Let me be clear. It is not me, or my presentation, or my personality, or my experience that God blesses. It is never the delivery, the jokes, the promotion, or the person preaching that makes a difference. It is prayer and the gospel. When God’s people pray for souls to be saved, He saves them. When the gospel is clearly proclamied, He saves them. Someone asked me recently, when I shared with them how many people had come to faith over the past several months, why I thought so many people were converting to faith in Jesus. Other than prayer and the gospel, I honestly believe that we live in a culture where very few people have actually heard the gospel. Maybe they have been exposed to the religion of Christianity, but fewer and fewer people, in my opinion, have experienced the grace of God in the gospel. That is why I believe so many people in our generation are being saved. When the simple gospel is proclaimed in a relevant and Biblical way, The Holy Spirit calls people to salvation.

We assume that everyone, especially in the South, is a believer. That may be the most deadly assumption we ever make. Just in the past 8 weeks, I have seen Jesus save over 1,400 people all over the United States. Many of them, dare I say most of them, had been exposed to Christianity in one form or the other, whether church services, Christian concerts, or a retreat as a teenager. But no matter how much Christianity we expose people to, without the gospel being central and paramount (that Jesus was crucified and raised from the dead for our salvation, and that we must choose to believe in Him an repent of our sins), then all we do is innoculate them Jesus by giving them a false hope that by exposure to Christian stuff, they somehow get Jesus through osmosis.

We do not get salvation that way. We must come face to face with our lostness and His grace, choosing to believe that He is the only hope for us, and trusting Him wholeheartedly.
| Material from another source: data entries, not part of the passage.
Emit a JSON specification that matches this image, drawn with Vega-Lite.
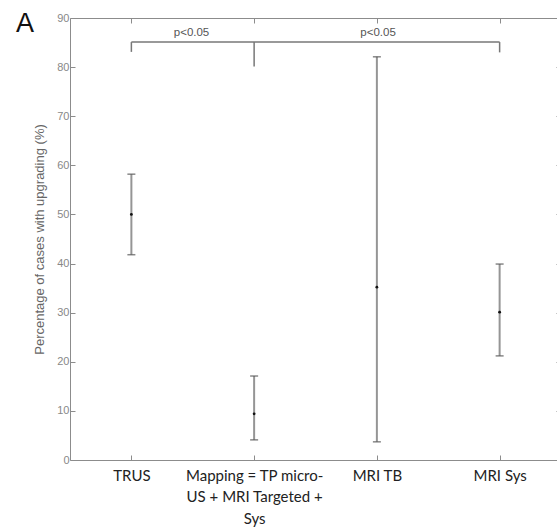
{
  "$schema": "https://vega.github.io/schema/vega-lite/v6.json",
  "width": 491,
  "height": 442,
  "autosize": {"type": "none"},
  "padding": {"left": 70, "top": 18, "right": 0, "bottom": 69},
  "background": "white",
  "title": {"text": "A", "anchor": "start", "frame": "group", "dx": -54, "dy": 53, "fontSize": 27, "font": "Liberation Sans", "fontWeight": "normal", "color": "#111", "baseline": "bottom", "offset": 0},
  "config": {"view": {"stroke": null}},
  "datasets": {
    "main": [
      {"group": "TRUS", "pos": 1, "mean": 50.0, "lo": 41.8, "hi": 58.2},
      {"group": "Mapping = TP micro-US + MRI Targeted + Sys", "pos": 2, "mean": 9.4, "lo": 4.1, "hi": 17.1},
      {"group": "MRI TB", "pos": 3, "mean": 35.2, "lo": 3.7, "hi": 82.1},
      {"group": "MRI Sys", "pos": 4, "mean": 30.1, "lo": 21.2, "hi": 39.9}
    ],
    "bracket": [
      {"x": 1, "x2": 4, "y": 85.1, "y2": 85.1},
      {"x": 1, "x2": 1, "y": 85.1, "y2": 83.1},
      {"x": 2, "x2": 2, "y": 85.1, "y2": 80.1},
      {"x": 4, "x2": 4, "y": 85.1, "y2": 83.0}
    ],
    "labels": [
      {"x": 1.49, "y": 86.9, "text": "p<0.05"},
      {"x": 3.01, "y": 86.9, "text": "p<0.05"}
    ]
  },
  "resolve": {"axis": {"x": "independent", "y": "independent"}},
  "layer": [
    {
      "data": {"name": "main"},
      "mark": {"type": "rule", "color": "#959595", "strokeWidth": 2},
      "encoding": {
        "x": {"field": "pos", "type": "quantitative", "scale": {"domain": [0.5, 4.5], "nice": false, "zero": false},
          "axis": {"orient": "bottom", "values": [1, 2, 3, 4], "grid": false, "title": null, "domainColor": "#8c8c8c", "tickColor": "#8c8c8c", "tickSize": -5, "labelPadding": 13,
            "labelExpr": "datum.value == 1 ? 'TRUS' : datum.value == 2 ? ['Mapping = TP micro-', 'US + MRI Targeted +', 'Sys'] : datum.value == 3 ? 'MRI TB' : 'MRI Sys'",
            "labelFont": "Lato", "labelFontSize": 15, "labelColor": "#222", "labelLineHeight": 21.5, "labelBaseline": "top"}},
        "y": {"field": "lo", "type": "quantitative", "scale": {"domain": [0, 90], "nice": false},
          "axis": {"orient": "left", "values": [0, 10, 20, 30, 40, 50, 60, 70, 80, 90], "grid": false, "title": "Percentage of cases with upgrading (%)", "titleFont": "Liberation Sans", "titleFontSize": 13, "titleFontWeight": "normal", "titleColor": "#666", "titlePadding": 10,
            "domainColor": "#8c8c8c", "tickColor": "#8c8c8c", "tickSize": -5, "labelPadding": 6, "labelFont": "Liberation Sans", "labelFontSize": 11, "labelColor": "#888888"}},
        "y2": {"field": "hi"}
      }
    },
    {
      "data": {"name": "main"},
      "mark": {"type": "tick", "orient": "horizontal", "color": "#555", "size": 8, "thickness": 1.5},
      "encoding": {
        "x": {"field": "pos", "type": "quantitative", "scale": {"domain": [0.5, 4.5], "nice": false, "zero": false}, "axis": null},
        "y": {"field": "lo", "type": "quantitative", "scale": {"domain": [0, 90], "nice": false}, "axis": null}
      }
    },
    {
      "data": {"name": "main"},
      "mark": {"type": "tick", "orient": "horizontal", "color": "#555", "size": 8, "thickness": 1.5},
      "encoding": {
        "x": {"field": "pos", "type": "quantitative", "scale": {"domain": [0.5, 4.5], "nice": false, "zero": false}, "axis": null},
        "y": {"field": "hi", "type": "quantitative", "scale": {"domain": [0, 90], "nice": false}, "axis": null}
      }
    },
    {
      "data": {"name": "main"},
      "mark": {"type": "point", "filled": true, "color": "#111", "size": 8, "opacity": 1},
      "encoding": {
        "x": {"field": "pos", "type": "quantitative", "scale": {"domain": [0.5, 4.5], "nice": false, "zero": false}, "axis": null},
        "y": {"field": "mean", "type": "quantitative", "scale": {"domain": [0, 90], "nice": false}, "axis": null}
      }
    },
    {
      "data": {"name": "bracket"},
      "mark": {"type": "rule", "color": "#777", "strokeWidth": 1.5},
      "encoding": {
        "x": {"field": "x", "type": "quantitative", "scale": {"domain": [0.5, 4.5], "nice": false, "zero": false},
          "axis": {"orient": "top", "values": [1, 2, 3, 4], "labels": false, "grid": false, "title": null, "domainColor": "#8c8c8c", "tickColor": "#8c8c8c", "tickSize": -5}},
        "x2": {"field": "x2"},
        "y": {"field": "y", "type": "quantitative", "scale": {"domain": [0, 90], "nice": false},
          "axis": {"orient": "right", "values": [0, 10, 20, 30, 40, 50, 60, 70, 80, 90], "labels": false, "grid": false, "title": null, "domainColor": "#8c8c8c", "tickColor": "#8c8c8c", "tickSize": -5}},
        "y2": {"field": "y2"}
      }
    },
    {
      "data": {"name": "labels"},
      "mark": {"type": "text", "font": "Liberation Sans", "fontSize": 11.5, "color": "#555", "baseline": "middle", "align": "center"},
      "encoding": {
        "x": {"field": "x", "type": "quantitative", "scale": {"domain": [0.5, 4.5], "nice": false, "zero": false}, "axis": null},
        "y": {"field": "y", "type": "quantitative", "scale": {"domain": [0, 90], "nice": false}, "axis": null},
        "text": {"field": "text"}
      }
    }
  ]
}
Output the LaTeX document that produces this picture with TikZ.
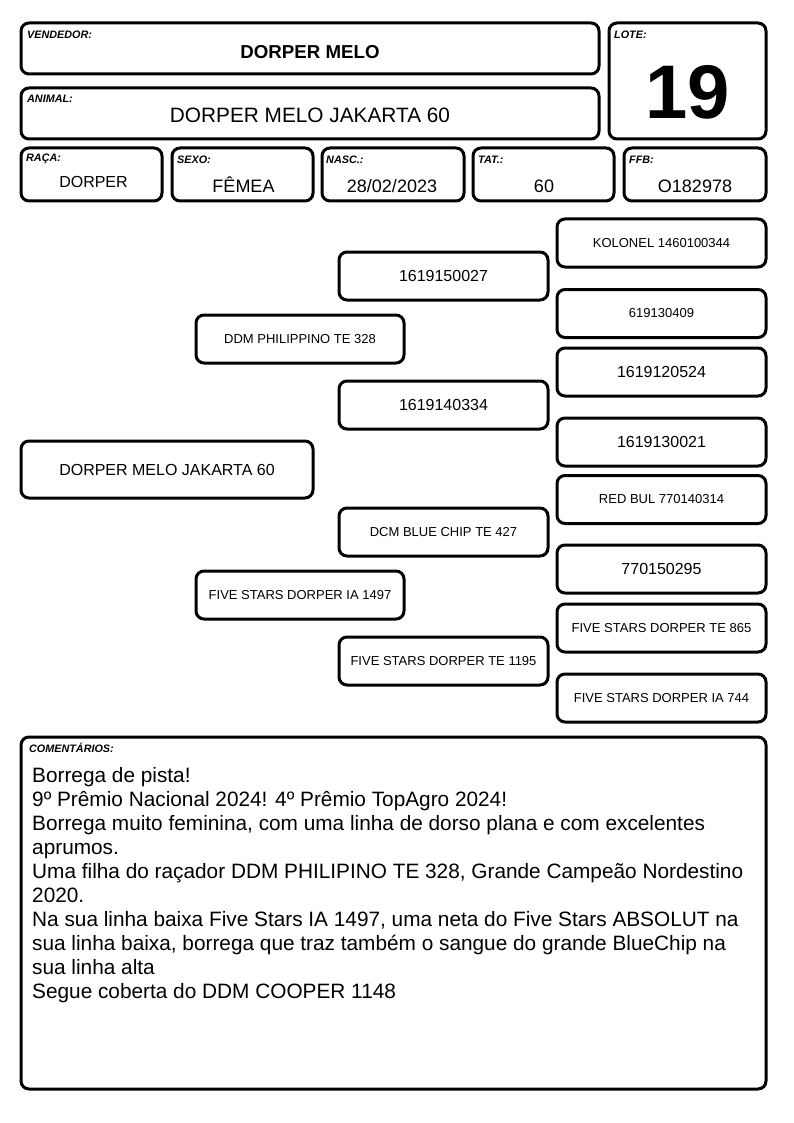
\documentclass[tikz,border=0pt]{standalone}
\usepackage{fontspec}
\setmainfont{Liberation Sans}
\usetikzlibrary{positioning}

\begin{document}
\begin{tikzpicture}[x=1pt, y=-1pt,
  field/.style={draw, line width=3pt, rounded corners=8pt, inner sep=0pt},
  tag/.style={font=\fontsize{10.8}{12}\selectfont\bfseries\itshape, anchor=west, inner sep=0pt},
  val/.style={font=\fontsize{18}{22}\selectfont, inner sep=0pt},
  ped/.style={field, minimum width=209pt, minimum height=48pt, align=center, font=\fontsize{13}{15}\selectfont},
  big/.style={font=\fontsize{16}{19}\selectfont},
]
\useasboundingbox (0,0) rectangle (794,1123);

% === Header: seller, animal, lot ===
\node[field, minimum width=578pt, minimum height=51pt] (vend) at (310,48.5) {};
\node[tag] (vendtag) at (27,35) {VENDEDOR:};
\node[val, font=\fontsize{18.7}{22}\selectfont\bfseries] (vendval) at (310,52) {DORPER MELO};

\node[field, minimum width=578pt, minimum height=51pt] (anim) at (310,113.5) {};
\node[tag] (animtag) at (27,99) {ANIMAL:};
\node[val, font=\fontsize{20.8}{24}\selectfont] (animval) at (310,115) {DORPER MELO JAKARTA 60};

\node[field, minimum width=157pt, minimum height=116pt] (lote) at (687.5,81) {};
\node[tag] (lotetag) at (614,35) {LOTE:};
\node[val, font=\fontsize{76}{80}\selectfont\bfseries] (loteval) at (687.5,92) {19};

% === Data row ===
\node[field, minimum width=141pt, minimum height=53pt] (raca) at (91.5,174.5) {};
\node[tag] (racatag) at (26,159) {RAÇA:};
\node[val, font=\fontsize{16}{19}\selectfont] (racaval) at (93.5,182) {DORPER};

\node[field, minimum width=141pt, minimum height=53pt] (sexo) at (242.5,174.5) {};
\node[tag] (sexotag) at (177,160) {SEXO:};
\node[val] (sexoval) at (243.5,185) {FÊMEA};

\node[field, minimum width=142pt, minimum height=53pt] (nasc) at (393,174.5) {};
\node[tag] (nasctag) at (326,160) {NASC.:};
\node[val] (nascval) at (392,186) {28/02/2023};

\node[field, minimum width=141pt, minimum height=53pt] (tat) at (543.5,174.5) {};
\node[tag] (tattag) at (478,160) {TAT.:};
\node[val] (tatval) at (544,186) {60};

\node[field, minimum width=142pt, minimum height=53pt] (ffb) at (695,174.5) {};
\node[tag] (ffbtag) at (629,160) {FFB:};
\node[val] (ffbval) at (695,186) {O182978};

% === Pedigree ===
\node[ped, big, minimum width=292pt, minimum height=57pt] (self) at (167,469.5) {DORPER MELO JAKARTA 60};

\node[ped, minimum width=208pt] (sire) at (300,339) {DDM PHILIPPINO TE 328};
\node[ped, minimum width=208pt] (dam) at (300,595) {FIVE STARS DORPER IA 1497};

\node[ped, big] (ss) at (443.5,276) {1619150027};
\node[ped, big] (sd) at (443.5,405) {1619140334};
\node[ped] (ds) at (443.5,532) {DCM BLUE CHIP TE 427};
\node[ped] (dd) at (443.5,661) {FIVE STARS DORPER TE 1195};

\node[ped] (sss) at (661.5,243) {KOLONEL 1460100344};
\node[ped] (ssd) at (661.5,313.5) {619130409};
\node[ped, big] (sds) at (661.5,372) {1619120524};
\node[ped, big] (sdd) at (661.5,442) {1619130021};
\node[ped] (dss) at (661.5,499.5) {RED BUL 770140314};
\node[ped, big] (dsd) at (661.5,569) {770150295};
\node[ped] (dds) at (661.5,628) {FIVE STARS DORPER TE 865};
\node[ped] (ddd) at (661.5,698) {FIVE STARS DORPER IA 744};

% === Comments ===
\node[field, minimum width=745pt, minimum height=352pt] (coment) at (393.5,913) {};
\node[tag] (comenttag) at (29,748) {COMENTÁRIOS:};
\node[anchor=north west, inner sep=0pt, align=left, font=\fontsize{20.8}{24}\selectfont] (comenttxt) at (32,767)
  {Borrega de pista!\\
   9º Prêmio Nacional 2024! 4º Prêmio TopAgro 2024!\\
   Borrega muito feminina, com uma linha de dorso plana e com excelentes\\
   aprumos.\\
   Uma filha do raçador DDM PHILIPINO TE 328, Grande Campeão Nordestino\\
   2020.\\
   Na sua linha baixa Five Stars IA 1497, uma neta do Five Stars ABSOLUT na\\
   sua linha baixa, borrega que traz também o sangue do grande BlueChip na\\
   sua linha alta\\
   Segue coberta do DDM COOPER 1148};

\end{tikzpicture}
\end{document}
It is so simple that a child can understand it, but so deep that theologians still drown in it’s waters. But I will keep preaching it until I draw my last breath, assuming nothing except that the gospel must be proclaimed.

Newspring

Friday, October 12th, 2007

Newspring- Anderson, SC

Election Year

Tuesday, October 2nd, 2007

I remember the good old days when there was “an election year.” Twelve months before a Presidential election and everyone began raising money, airing commercials and doing their best to convince the country to vote for them. Those days are gone. Politics has become a circus and politicians run perpetually, around the clock, every day of every year. And the thing that drives me most crazy is how the media manipulates issues to bring a sense of blame and guilt on Americans for every single thing that is wrong in the history of the world.

While we are not innocent by any means, we are also not to blame for the fallen state of humanity. But this is not a reflection on the good old stars and stripes or a rant about patriotism. This is about my own personal decision to become part of the solution and not the problem.

I have never personally tortured anyone, burned down a rainforest, intentionally kept a family in poverty, or dropped bombs on civilians in a middle-eastern country. I have also never hurt anyone in Darfur or taken giant bribes while working for the United Nations. I have never clubbed a seal or purposefully discharged an entire bottle of hairspray to open a hole in the ozone. And I have never even been to the polar ice caps, so I certainly have never built a bonfire on a glacier just to watch it melt and raise ocean levels.

My point is, it’s not all my fault. And it’s not all your fault either. But there seems to be a “mood” afoot today, whether instigated by the media, legalistic Christians or the very lord of darkness himself, that says we should all feel guilty about how things are on our little planet.

But emotions of guilt accomplish nothing. NOTHING. I have learned this with my own two boys. Making them feel guilty for their misbehavior simply brings shame, and shame cripples us into inability and inactivity. If guilt is all we feel (for poverty, corporate corruption, materialistic waste, AIDS in Uganda), we simply try to transfer that guilt to someone else by looking for another scapegoat to blame for the horrendous mess in our world.

So I am stopping the madness.

I declare that it is NOT my fault. None of it. I will not take the blame for all the ills and evils that plague our planet.

But I also declare that it IS my responsibility. As a man who loves Jesus Christ and follows Him as my Lord and King, I am compelled to act out of compassion to heal a broken world because that is what He did. I am guilty of countless sins and evils, but because I have been redeemed, I need to minister redemption to the world.

I will not not just sigh and moan when I see pictures of hungry kids on late night info-mercials. I will use my influence to speak for those children, raising awareness and dollars. I will go. I will give. I will pray. I will listen and pay attention.

Since 1998, students at our Crossroads Camps have raised over $360,000 for hungry children in orphanages in India. They see the pictures and hear the statistics, and they do something about it.

So quit thinking it is your fault. That is a coward’s way out. Be brave and take responsibility. Take the initiative and change things. Your guilt will disappear and your energy will be used to love those around you with the love of Christ.

Winston Churchill said “It is easy to criticize. It is much more difficult to create.” Forget blame. Give us responsibility!